Entries supplied >>
------------------------------------------------------------

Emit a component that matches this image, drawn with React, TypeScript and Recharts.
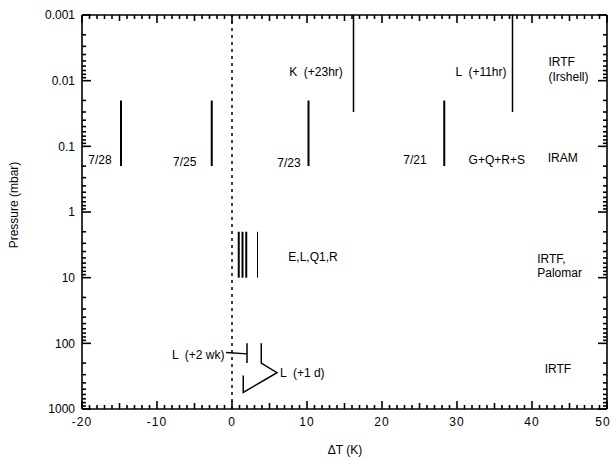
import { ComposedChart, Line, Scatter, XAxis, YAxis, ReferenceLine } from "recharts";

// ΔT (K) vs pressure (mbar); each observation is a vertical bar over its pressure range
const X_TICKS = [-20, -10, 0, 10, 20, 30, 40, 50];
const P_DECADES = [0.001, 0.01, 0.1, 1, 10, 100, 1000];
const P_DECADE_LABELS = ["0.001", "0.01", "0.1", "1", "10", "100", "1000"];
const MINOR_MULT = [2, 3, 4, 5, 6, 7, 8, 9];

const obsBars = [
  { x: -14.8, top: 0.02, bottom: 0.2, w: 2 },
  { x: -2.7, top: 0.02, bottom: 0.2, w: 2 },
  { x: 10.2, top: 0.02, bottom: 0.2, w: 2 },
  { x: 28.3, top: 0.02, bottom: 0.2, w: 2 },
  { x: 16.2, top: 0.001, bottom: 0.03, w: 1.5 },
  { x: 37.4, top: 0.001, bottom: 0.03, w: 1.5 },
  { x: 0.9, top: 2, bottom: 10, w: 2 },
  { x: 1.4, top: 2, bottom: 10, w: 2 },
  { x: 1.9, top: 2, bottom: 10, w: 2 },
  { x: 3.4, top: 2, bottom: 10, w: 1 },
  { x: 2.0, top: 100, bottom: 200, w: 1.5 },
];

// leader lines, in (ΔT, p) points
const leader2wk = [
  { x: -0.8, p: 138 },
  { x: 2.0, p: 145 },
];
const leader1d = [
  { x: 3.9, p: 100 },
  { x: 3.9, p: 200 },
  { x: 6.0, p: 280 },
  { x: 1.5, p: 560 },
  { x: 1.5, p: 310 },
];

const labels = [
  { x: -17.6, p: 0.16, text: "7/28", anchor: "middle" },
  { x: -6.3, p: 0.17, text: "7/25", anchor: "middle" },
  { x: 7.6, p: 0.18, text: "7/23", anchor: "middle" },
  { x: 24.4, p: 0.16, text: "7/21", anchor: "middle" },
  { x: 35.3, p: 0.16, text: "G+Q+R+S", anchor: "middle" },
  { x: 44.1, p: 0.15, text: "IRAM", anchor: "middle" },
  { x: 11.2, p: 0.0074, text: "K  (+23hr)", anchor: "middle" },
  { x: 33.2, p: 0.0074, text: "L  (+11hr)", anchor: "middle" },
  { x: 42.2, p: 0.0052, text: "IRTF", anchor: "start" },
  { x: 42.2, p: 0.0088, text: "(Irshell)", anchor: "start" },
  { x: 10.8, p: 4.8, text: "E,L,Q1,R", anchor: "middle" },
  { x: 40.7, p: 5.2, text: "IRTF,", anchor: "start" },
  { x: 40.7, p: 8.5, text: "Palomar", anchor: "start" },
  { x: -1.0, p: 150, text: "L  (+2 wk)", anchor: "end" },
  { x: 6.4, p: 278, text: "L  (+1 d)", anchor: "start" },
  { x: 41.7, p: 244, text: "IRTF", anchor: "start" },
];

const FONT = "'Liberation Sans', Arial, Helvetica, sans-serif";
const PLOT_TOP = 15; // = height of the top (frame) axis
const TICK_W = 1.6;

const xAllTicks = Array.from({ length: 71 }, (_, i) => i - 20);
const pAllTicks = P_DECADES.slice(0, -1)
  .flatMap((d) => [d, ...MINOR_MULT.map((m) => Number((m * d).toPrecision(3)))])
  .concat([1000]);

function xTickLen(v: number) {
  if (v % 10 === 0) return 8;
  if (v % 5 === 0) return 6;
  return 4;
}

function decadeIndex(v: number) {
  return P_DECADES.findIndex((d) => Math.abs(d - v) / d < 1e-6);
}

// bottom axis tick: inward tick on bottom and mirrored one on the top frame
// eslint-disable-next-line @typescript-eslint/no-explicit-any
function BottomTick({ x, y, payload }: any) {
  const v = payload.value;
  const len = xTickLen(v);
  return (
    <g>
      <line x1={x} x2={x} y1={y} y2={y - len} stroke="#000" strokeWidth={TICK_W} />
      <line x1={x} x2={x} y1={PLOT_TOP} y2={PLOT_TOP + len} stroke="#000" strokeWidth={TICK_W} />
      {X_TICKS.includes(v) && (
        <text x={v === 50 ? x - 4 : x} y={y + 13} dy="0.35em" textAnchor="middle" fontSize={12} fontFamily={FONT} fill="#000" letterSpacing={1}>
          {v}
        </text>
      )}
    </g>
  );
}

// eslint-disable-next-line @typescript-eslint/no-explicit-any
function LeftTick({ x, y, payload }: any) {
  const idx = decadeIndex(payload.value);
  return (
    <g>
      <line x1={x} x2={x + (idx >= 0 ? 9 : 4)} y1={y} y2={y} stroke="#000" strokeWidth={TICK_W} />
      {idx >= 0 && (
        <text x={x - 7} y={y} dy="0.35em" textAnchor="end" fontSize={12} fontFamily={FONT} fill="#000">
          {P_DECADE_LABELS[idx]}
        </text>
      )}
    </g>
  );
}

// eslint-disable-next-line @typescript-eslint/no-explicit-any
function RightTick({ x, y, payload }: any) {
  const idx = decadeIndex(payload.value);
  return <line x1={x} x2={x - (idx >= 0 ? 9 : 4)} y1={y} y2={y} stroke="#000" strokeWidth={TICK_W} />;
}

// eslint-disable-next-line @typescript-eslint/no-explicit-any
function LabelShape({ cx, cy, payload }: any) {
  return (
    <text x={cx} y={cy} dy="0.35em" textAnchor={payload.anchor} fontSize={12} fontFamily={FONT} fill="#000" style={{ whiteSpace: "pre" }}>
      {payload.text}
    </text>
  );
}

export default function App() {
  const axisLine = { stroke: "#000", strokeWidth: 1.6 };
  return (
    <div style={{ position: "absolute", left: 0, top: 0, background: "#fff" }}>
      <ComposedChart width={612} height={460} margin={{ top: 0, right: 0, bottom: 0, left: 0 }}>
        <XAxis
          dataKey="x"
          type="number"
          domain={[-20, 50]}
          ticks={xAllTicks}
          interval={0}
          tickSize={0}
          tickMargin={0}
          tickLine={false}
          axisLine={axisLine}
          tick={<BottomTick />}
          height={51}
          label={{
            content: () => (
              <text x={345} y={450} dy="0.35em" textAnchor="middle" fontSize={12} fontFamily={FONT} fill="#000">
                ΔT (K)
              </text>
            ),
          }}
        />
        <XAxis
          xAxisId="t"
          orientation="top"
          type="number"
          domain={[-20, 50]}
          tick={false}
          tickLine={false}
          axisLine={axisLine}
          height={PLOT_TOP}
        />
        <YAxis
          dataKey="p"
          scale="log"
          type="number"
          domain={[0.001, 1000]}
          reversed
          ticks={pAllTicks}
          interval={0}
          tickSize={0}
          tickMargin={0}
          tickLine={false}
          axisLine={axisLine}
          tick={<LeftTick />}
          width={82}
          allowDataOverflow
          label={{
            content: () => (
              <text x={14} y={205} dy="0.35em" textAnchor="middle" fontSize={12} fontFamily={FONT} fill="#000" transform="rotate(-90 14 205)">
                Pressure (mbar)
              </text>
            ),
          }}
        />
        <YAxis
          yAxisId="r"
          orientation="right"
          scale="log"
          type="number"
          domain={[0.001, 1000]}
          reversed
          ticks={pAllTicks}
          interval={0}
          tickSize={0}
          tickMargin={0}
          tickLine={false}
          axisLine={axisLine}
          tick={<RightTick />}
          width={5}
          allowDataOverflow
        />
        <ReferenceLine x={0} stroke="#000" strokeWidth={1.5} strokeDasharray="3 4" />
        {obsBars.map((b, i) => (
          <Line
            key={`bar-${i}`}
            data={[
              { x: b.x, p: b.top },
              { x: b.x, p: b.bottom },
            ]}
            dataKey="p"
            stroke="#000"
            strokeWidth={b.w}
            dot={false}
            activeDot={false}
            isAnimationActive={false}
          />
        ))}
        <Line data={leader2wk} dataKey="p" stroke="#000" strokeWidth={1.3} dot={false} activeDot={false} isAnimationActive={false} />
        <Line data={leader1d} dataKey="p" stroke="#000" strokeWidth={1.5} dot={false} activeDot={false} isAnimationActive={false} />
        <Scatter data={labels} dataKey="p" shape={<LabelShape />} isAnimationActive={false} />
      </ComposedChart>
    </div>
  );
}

------------------------------------------------------------

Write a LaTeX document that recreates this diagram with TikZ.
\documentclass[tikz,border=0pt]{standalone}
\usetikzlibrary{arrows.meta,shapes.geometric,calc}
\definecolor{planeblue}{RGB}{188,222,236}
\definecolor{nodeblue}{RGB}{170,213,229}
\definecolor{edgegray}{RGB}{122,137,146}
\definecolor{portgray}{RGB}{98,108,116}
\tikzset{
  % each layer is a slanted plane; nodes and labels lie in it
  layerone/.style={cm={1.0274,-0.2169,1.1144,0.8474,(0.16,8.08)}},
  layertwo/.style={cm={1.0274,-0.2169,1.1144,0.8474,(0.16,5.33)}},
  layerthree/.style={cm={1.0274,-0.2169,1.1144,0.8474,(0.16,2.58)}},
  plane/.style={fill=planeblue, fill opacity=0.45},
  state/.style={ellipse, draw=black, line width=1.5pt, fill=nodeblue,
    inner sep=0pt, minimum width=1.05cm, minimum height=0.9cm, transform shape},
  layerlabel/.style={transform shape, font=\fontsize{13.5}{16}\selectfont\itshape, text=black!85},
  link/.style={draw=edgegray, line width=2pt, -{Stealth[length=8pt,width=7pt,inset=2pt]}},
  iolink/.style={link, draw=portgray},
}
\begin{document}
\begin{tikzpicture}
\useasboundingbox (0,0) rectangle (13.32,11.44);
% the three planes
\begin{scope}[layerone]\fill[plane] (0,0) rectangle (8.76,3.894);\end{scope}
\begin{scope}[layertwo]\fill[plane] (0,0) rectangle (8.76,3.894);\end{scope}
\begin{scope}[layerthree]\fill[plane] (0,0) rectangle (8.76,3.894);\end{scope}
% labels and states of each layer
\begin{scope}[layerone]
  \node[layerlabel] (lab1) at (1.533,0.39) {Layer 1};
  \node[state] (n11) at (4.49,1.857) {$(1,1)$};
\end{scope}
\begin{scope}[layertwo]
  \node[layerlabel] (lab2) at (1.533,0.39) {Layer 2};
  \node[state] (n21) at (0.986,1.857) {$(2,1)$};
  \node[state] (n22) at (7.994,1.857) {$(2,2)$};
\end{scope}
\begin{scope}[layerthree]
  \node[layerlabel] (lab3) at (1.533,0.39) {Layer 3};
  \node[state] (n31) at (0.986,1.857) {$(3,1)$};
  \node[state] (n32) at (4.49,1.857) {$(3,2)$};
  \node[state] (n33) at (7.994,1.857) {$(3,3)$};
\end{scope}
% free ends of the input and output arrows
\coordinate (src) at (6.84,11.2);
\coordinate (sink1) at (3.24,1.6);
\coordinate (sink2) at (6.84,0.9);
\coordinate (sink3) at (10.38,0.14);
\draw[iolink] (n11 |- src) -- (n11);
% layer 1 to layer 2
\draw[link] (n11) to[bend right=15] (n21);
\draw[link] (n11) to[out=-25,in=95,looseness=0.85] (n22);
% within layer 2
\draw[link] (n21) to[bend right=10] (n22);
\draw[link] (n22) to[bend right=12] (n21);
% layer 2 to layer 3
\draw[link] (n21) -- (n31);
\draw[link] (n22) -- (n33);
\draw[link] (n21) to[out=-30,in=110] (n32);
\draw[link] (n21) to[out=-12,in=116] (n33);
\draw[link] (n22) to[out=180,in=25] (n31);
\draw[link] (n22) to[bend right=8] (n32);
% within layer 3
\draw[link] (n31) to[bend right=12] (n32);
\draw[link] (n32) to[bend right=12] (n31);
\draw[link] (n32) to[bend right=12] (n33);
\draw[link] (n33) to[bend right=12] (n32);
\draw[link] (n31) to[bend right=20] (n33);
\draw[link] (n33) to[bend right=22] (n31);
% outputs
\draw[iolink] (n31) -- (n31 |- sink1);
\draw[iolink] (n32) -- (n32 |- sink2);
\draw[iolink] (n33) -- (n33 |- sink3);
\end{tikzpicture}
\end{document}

------------------------------------------------------------

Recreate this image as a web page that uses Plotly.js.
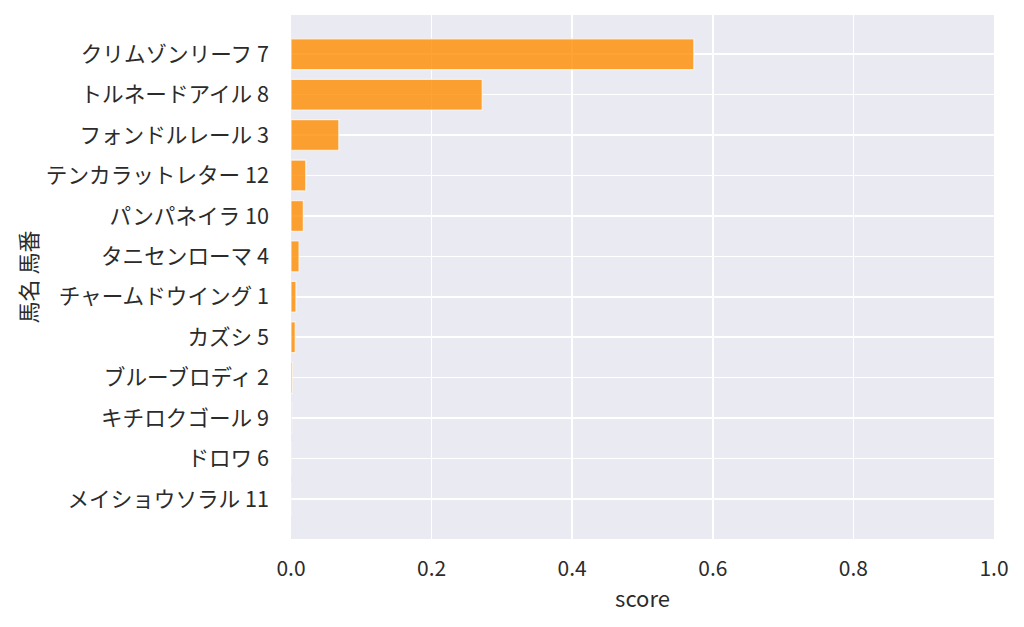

------------------------------------------------------------

Exercise details >>
Extract every line above that contains the word "image".

Right answer >>
Emit a component that matches this image, drawn with React, TypeScript and Recharts.
Recreate this image as a web page that uses Plotly.js.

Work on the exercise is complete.